Greece borrowed and spent beyond its means, like New York City in the ‘70s, and Detroit, Illinois, and Puerto Rico today. But the crisis of Europe is about more than budget deficits and bad debts.

All the momentum toward One Europe—the dream of the generation of Jean Monnet that drove Europeans toward ever-deeper union—seems to have dissipated. The momentum is now toward separation and dissolution.

The Greek crisis exposed one fault line in the union, the desire of the Mediterranean nations to build welfare states that their economies could not sustain without huge borrowing abroad.

Paying these debts is going to force ever-greater austerity on those nations. Eventually, their peoples may choose, as debtors do, to walk away, rather than pay.

But not only economics imperils the EU. There is the call of tribe and nation that has often before torn the Old Continent apart.

“Russia and Europe have more in common than they realize—the same existential threat. “

The U.K. Independence Party and National Front in France, both of which want out of the EU, have millions of supporters, and emulators across Europe. These parties appeal to national histories, heroes and cultures, while acolytes of the EU and eurozone sound like editorials in the Financial Times. Who would fix bayonets for Brussels and the European Commission?

NATO is a shell of what it once was. It is today, a virtual fraternity of freeloaders. With exceptions, like the Poles, Estonians and Turks, European nations have all slashed their defense budgets to beneath two percent of GDP. Angela Merkel is described as the Iron Chancellor for facing down Greece’s Alexis Tsipras, but she seems more like Willy Brandt when talking to Vladimir Putin.

A century ago, after Lloyd George and Clemenceau did their map work in Paris, one could walk from Baghdad to Cairo, turn south, and walk 5,000 miles to Cape Town, without leaving British territory.

Today, Britain and France, the imperial powers of Sykes-Picot, would prefer to have the Americans police the Middle East. Our allies have terrible memories of European wars that produced no comparable gains, and none of them, understandably, wants to fight again.

They have another concern in common. Their continent is being invaded. From the failed states of the sub-Sahara to the war-torn nations of the Mahgreb and Middle East, the Third World is coming to occupy the Mother Continent.

On July 2, The New York Times had several stories on the Greek crisis, but several also on Europe’s immigration crisis.

Some 8,000 trucks were stranded at Calais and Dover, the opposite ends of the Channel Tunnel, as migrants piled onto the vehicles crossing into England. The threatened drivers could do nothing to prevent it.

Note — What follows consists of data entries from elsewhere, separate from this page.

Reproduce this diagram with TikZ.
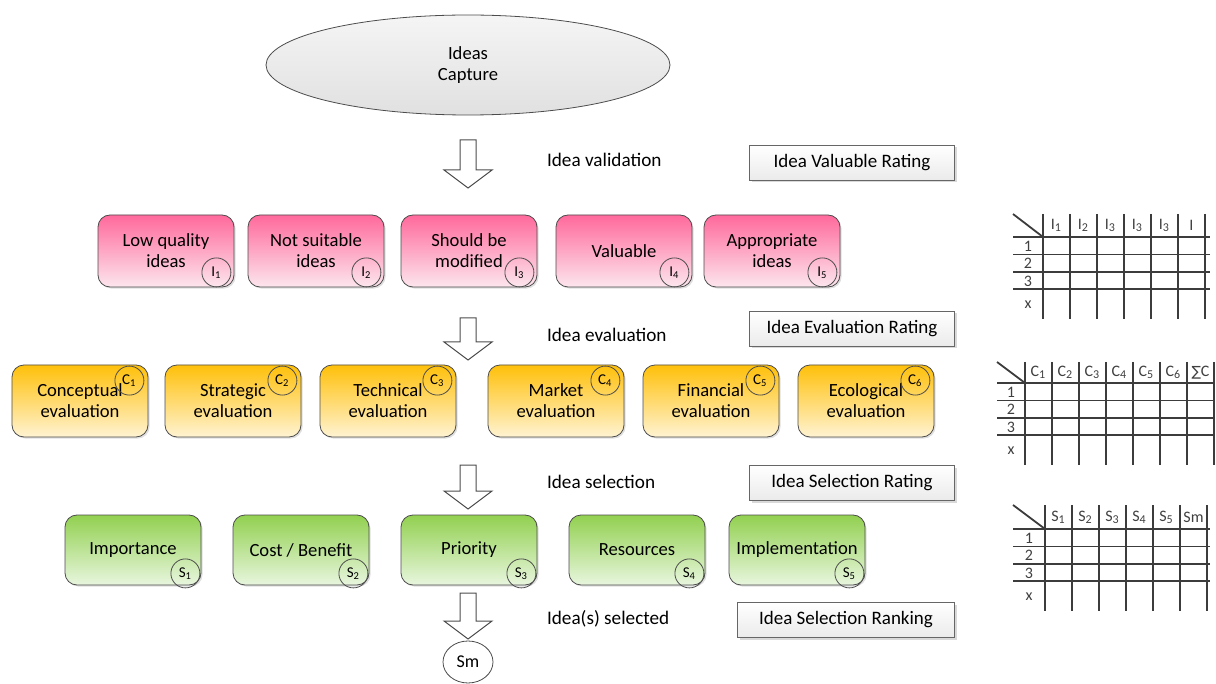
\documentclass[tikz,border=0pt]{standalone}
\usepackage{fontspec}
\setmainfont{Carlito}
\newfontfamily\symfont{DejaVu Sans}
\usetikzlibrary{shadows,shapes.geometric}
\definecolor{pinktop}{RGB}{255,105,155}
\definecolor{pinkbot}{RGB}{252,230,238}
\definecolor{orangetop}{RGB}{255,192,10}
\definecolor{orangebot}{RGB}{255,243,210}
\definecolor{greentop}{RGB}{146,208,80}
\definecolor{greenbot}{RGB}{232,246,222}
\definecolor{gridgray}{RGB}{60,60,60}
\tikzset{
  stagebox/.style = {draw=black!70, rounded corners=6pt, minimum width=68pt,
    minimum height=36pt, align=center, font=\fontsize{9.3}{10.5}\selectfont,
    drop shadow={opacity=0.25, shadow xshift=0.8pt, shadow yshift=-0.8pt}},
  pinkbox/.style = {stagebox, top color=pinktop, bottom color=pinkbot},
  orangebox/.style = {stagebox, top color=orangetop, bottom color=orangebot},
  greenbox/.style = {stagebox, minimum height=35pt, top color=greentop, bottom color=greenbot},
  tag/.style = {draw=black!70, circle, minimum size=14.5pt, inner sep=0pt,
    font=\fontsize{7.5}{8}\selectfont},
  ratebox/.style = {draw=black!60, minimum width=102.5pt, minimum height=17.5pt,
    top color=white, bottom color=black!8, font=\fontsize{9.5}{10}\selectfont,
    drop shadow={opacity=0.3, shadow xshift=1pt, shadow yshift=-1pt}},
  steptext/.style = {anchor=west, font=\fontsize{9.6}{10}\selectfont},
  blockarrow/.style = {draw=black!70, fill=white, line width=0.5pt},
  gridline/.style = {draw=gridgray, line width=0.9pt},
  celltext/.style = {inner sep=0pt, text=black!75, font=\fontsize{8}{9}\selectfont}
}
% prefix, left, first column, right end, top, header line, headers
\newcommand\ratetable[7]{%
  \draw[gridline] (#2,#5) -- (#3,#6);
  \foreach \k in {0,17.5,35,52} \draw[gridline] (#2,#6+\k) -- (#4,#6+\k);
  \draw[gridline] (#3,#5) -- (#3,#6+82);
  \foreach \h [count=\j] in {#7} {
    \draw[gridline] (#3+\j*27,#5) -- (#3+\j*27,#6+82);
    \node[celltext] (#1h\j) at (#3+\j*27-13.5,{(#5+#6)/2}) {\h};
  }
  \foreach \r/\k [count=\j] in {1/9,2/26.5,3/44,x/68}
    \node[celltext] (#1r\j) at ({(#2+#3)/2},#6+\k) {\r};
}

\begin{document}
\begin{tikzpicture}[x=0.5pt,y=-0.5pt]
  \useasboundingbox (0,0) rectangle (1216,684);

  \node[draw=black!70, ellipse, minimum width=202pt, minimum height=50pt,
    top color=black!4, bottom color=black!12, align=center,
    font=\fontsize{9.3}{10.5}\selectfont] (capture) at (468,65) {Ideas\\Capture};

  % hollow arrows between the stages
  \foreach \y/\l in {140/48, 318/42, 465/44, 593/46} {
    \draw[blockarrow] (460,\y) -- (476,\y) -- (476,\y+\l-18) -- (492,\y+\l-18)
      -- (468,\y+\l) -- (444,\y+\l-18) -- (460,\y+\l-18) -- cycle;
  }

  \node[steptext] (validation) at (540,160) {Idea validation};
  \node[steptext] (evaluation) at (540,335) {Idea evaluation};
  \node[steptext] (selection) at (540,482) {Idea selection};
  \node[steptext] (selected) at (540,619) {Idea(s) selected};

  \node[ratebox] (valrate) at (852,163) {Idea Valuable Rating};
  \node[ratebox] (evalrate) at (852,329) {Idea Evaluation Rating};
  \node[ratebox] (selrate) at (852,483) {Idea Selection Rating};
  \node[ratebox, minimum width=108.5pt] (selrank) at (846,620) {Idea Selection Ranking};

  % validation
  \foreach \x/\txt [count=\i] in {166/{Low quality\\ideas}, 316/{Not suitable\\ideas},
      469/{Should be\\modified}, 624/{Valuable}, 772/{Appropriate\\ideas}} {
    \node[pinkbox] (i\i) at (\x,251) {\txt};
    \node[tag] (i\i tag) at ([shift={(-9pt,7.5pt)}]i\i.south east) {I\textsubscript{\i}};
  }

  % evaluation
  \foreach \x/\txt [count=\i] in {80/Conceptual, 233/Strategic, 388/Technical,
      556/Market, 711/Financial, 866/Ecological} {
    \node[orangebox] (c\i) at (\x,401) {\txt\\evaluation};
    \node[tag] (c\i tag) at ([shift={(-9.5pt,-8pt)}]c\i.north east) {C\textsubscript{\i}};
  }

  % selection
  \foreach \x/\txt [count=\i] in {133/Importance, 301/{Cost / Benefit}, 469/Priority,
      637/Resources, 797/Implementation} {
    \node[greenbox] (s\i) at (\x,550) {\txt};
    \node[tag] (s\i tag) at ([shift={(-8pt,6pt)}]s\i.south east) {S\textsubscript{\i}};
  }

  \node[draw=black!70, ellipse, minimum width=25pt, minimum height=21pt, inner sep=0pt,
    font=\fontsize{9}{10}\selectfont] (sm) at (468,662) {Sm};

  % rating tables
  \ratetable{ta}{1013}{1043}{1210}{214}{237}{I\textsubscript{1},I\textsubscript{2},I\textsubscript{3},I\textsubscript{3},I\textsubscript{3},I}
  \ratetable{tb}{997}{1025}{1214}{362}{383}{C\textsubscript{1},C\textsubscript{2},C\textsubscript{3},C\textsubscript{4},C\textsubscript{5},C\textsubscript{6},{\symfont\fontsize{7}{8}\selectfont ∑}C}
  \ratetable{tc}{1013}{1045}{1210}{505}{529}{S\textsubscript{1},S\textsubscript{2},S\textsubscript{3},S\textsubscript{4},S\textsubscript{5},Sm}
\end{tikzpicture}
\end{document}
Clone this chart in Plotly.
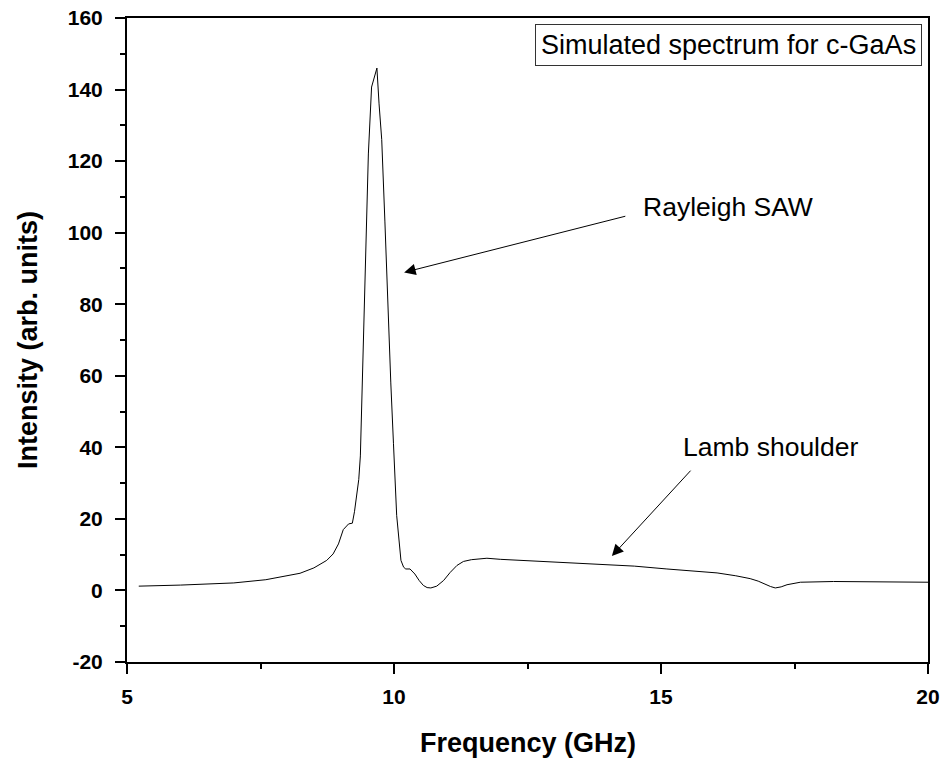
import plotly.graph_objects as go

freq = [5.22, 6.0, 7.0, 7.6, 8.24, 8.5, 8.74, 8.86, 8.96, 9.05, 9.15, 9.22, 9.26, 9.30,
        9.34, 9.37, 9.40, 9.44, 9.48, 9.52, 9.58, 9.68, 9.72, 9.77, 9.83, 9.89, 9.94,
        9.99, 10.05, 10.13, 10.18, 10.22, 10.30, 10.39, 10.47, 10.55, 10.62, 10.69,
        10.80, 10.93, 11.05, 11.18, 11.30, 11.45, 11.74, 11.99, 12.5, 13.0, 13.86,
        14.5, 15.11, 15.6, 16.05, 16.4, 16.67, 16.82, 16.92, 17.05, 17.14, 17.25,
        17.36, 17.5, 17.61, 18.23, 19.0, 20.0]
intensity = [1.2, 1.5, 2.1, 3.0, 4.8, 6.3, 8.4, 10.2, 13.0, 17.0, 18.6, 18.8, 22.0, 26.5,
             31.0, 37.6, 55.0, 77.0, 94.0, 122.0, 140.7, 146.0, 136.0, 126.0, 103.0, 77.0,
             58.0, 41.0, 21.0, 8.4, 6.5, 6.0, 6.0, 4.6, 2.8, 1.4, 0.8, 0.7,
             1.2, 2.8, 5.0, 7.0, 8.1, 8.6, 9.0, 8.7, 8.3, 8.0, 7.4,
             6.8, 6.0, 5.5, 4.9, 4.1, 3.3, 2.6, 1.9, 1.1, 0.7, 1.0,
             1.6, 2.1, 2.3, 2.5, 2.5, 2.3]

x_ticks = [5, 10, 15, 20]
y_ticks = [-20, 0, 20, 40, 60, 80, 100, 120, 140, 160]
y_tick_labels = ["-20", "0", "20", "40", "60", "80", "100", "120", "140", "160"]

# arrows: (tip x, tip y, tail x, tail y)
rayleigh_arrow = (10.19, 88.9, 14.36, 104.7)
lamb_arrow = (14.08, 9.6, 15.58, 33.9)
rayleigh_text = ("Rayleigh SAW", 16.26, 107.3)
lamb_text = ("Lamb shoulder", 17.05, 40.0)
box_text = "Simulated spectrum for c-GaAs"

FONT = "Arial, Liberation Sans, sans-serif"

fig = go.Figure()
fig.add_trace(go.Scatter(x=freq, y=intensity, mode="lines",
                         line=dict(color="black", width=1), showlegend=False,
                         hoverinfo="skip"))

axis_common = dict(showline=True, linecolor="black", linewidth=2, mirror=True,
                   ticks="outside", ticklen=10, tickwidth=2, tickcolor="black",
                   showgrid=False, zeroline=False, automargin=False,
                   tickfont=dict(family=FONT, size=21, color="black", weight="bold"))

fig.update_xaxes(range=[5, 20], tickvals=x_ticks, ticklabelstandoff=5,
                 minor=dict(dtick=2.5, tick0=5, ticks="outside", ticklen=5,
                            tickwidth=2, tickcolor="black", showgrid=False),
                 **axis_common)
fig.update_yaxes(range=[-20, 160], tickvals=y_ticks, ticktext=y_tick_labels,
                 ticklabelstandoff=8,
                 minor=dict(dtick=10, tick0=0, ticks="outside", ticklen=5,
                            tickwidth=2, tickcolor="black", showgrid=False),
                 **axis_common)

anns = []
for (tx, ty, ax, ay) in (rayleigh_arrow, lamb_arrow):
    anns.append(dict(x=tx, y=ty, ax=ax, ay=ay, xref="x", yref="y", axref="x", ayref="y",
                     text="", showarrow=True, arrowhead=2, arrowsize=2.3,
                     arrowwidth=1, arrowcolor="black"))
for (t, x, y) in (rayleigh_text, lamb_text):
    anns.append(dict(x=x, y=y, xref="x", yref="y", text=t, showarrow=False,
                     xanchor="center", yanchor="middle",
                     font=dict(family=FONT, size=26.5, color="black")))
anns.append(dict(x=0.9925, y=0.9907, xref="paper", yref="paper", text=box_text,
                 showarrow=False, xanchor="right", yanchor="top",
                 bordercolor="#333333", borderwidth=1, borderpad=5, bgcolor="white",
                 font=dict(family=FONT, size=27, color="black")))
anns.append(dict(x=-0.1236, y=0.5, xref="paper", yref="paper", text="Intensity (arb. units)",
                 showarrow=False, textangle=-90, xanchor="center", yanchor="middle",
                 font=dict(family=FONT, size=27, color="black", weight="bold")))
anns.append(dict(x=0.5, y=-0.1258, xref="paper", yref="paper", text="Frequency (GHz)",
                 showarrow=False, xanchor="center", yanchor="middle",
                 font=dict(family=FONT, size=27, color="black", weight="bold")))

fig.update_layout(width=942, height=762, margin=dict(l=127, r=14, t=18, b=100),
                  plot_bgcolor="white", paper_bgcolor="white", annotations=anns)

fig.write_html("out.html", config={"displayModeBar": False},
               post_script="document.body.style.margin='0';document.body.style.overflow='hidden';")
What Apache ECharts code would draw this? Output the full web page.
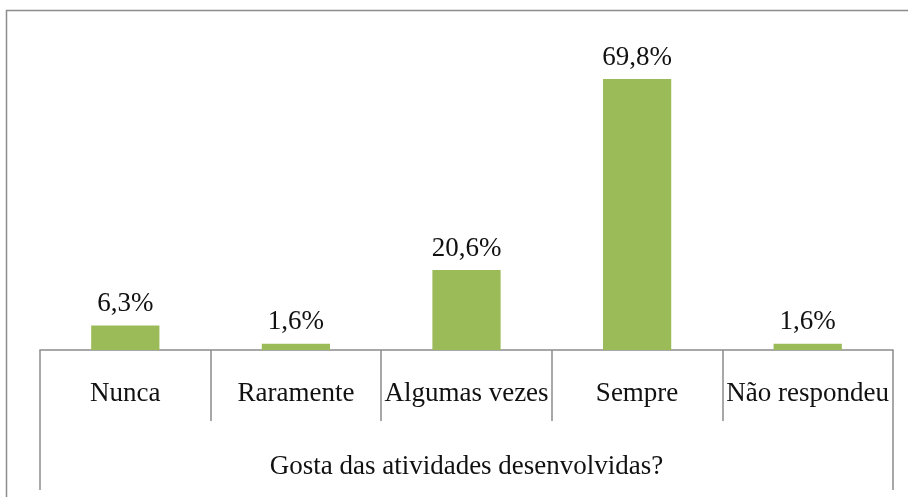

“Migrants are streaming into Europe from North Africa and the turbulent Middle East,” said the Times, “The European Union has been trying to force countries to share the burden. But the bloc has so far failed to agree on how to do so. In Britain, the issue is particularly charged, and euroskeptic politicians are pushing for the country to leave the union, with immigration a chief complaint.”

Another headline on the same page read, “Russia Sees an Especially Potent Threat in Its Converts to Islam.” The story related the fears of a jihadist uprising within her borders as ethnic Russians convert to militant Islam and join the 15-20 million Muslims inside Russia already, and the two million in Moscow alone.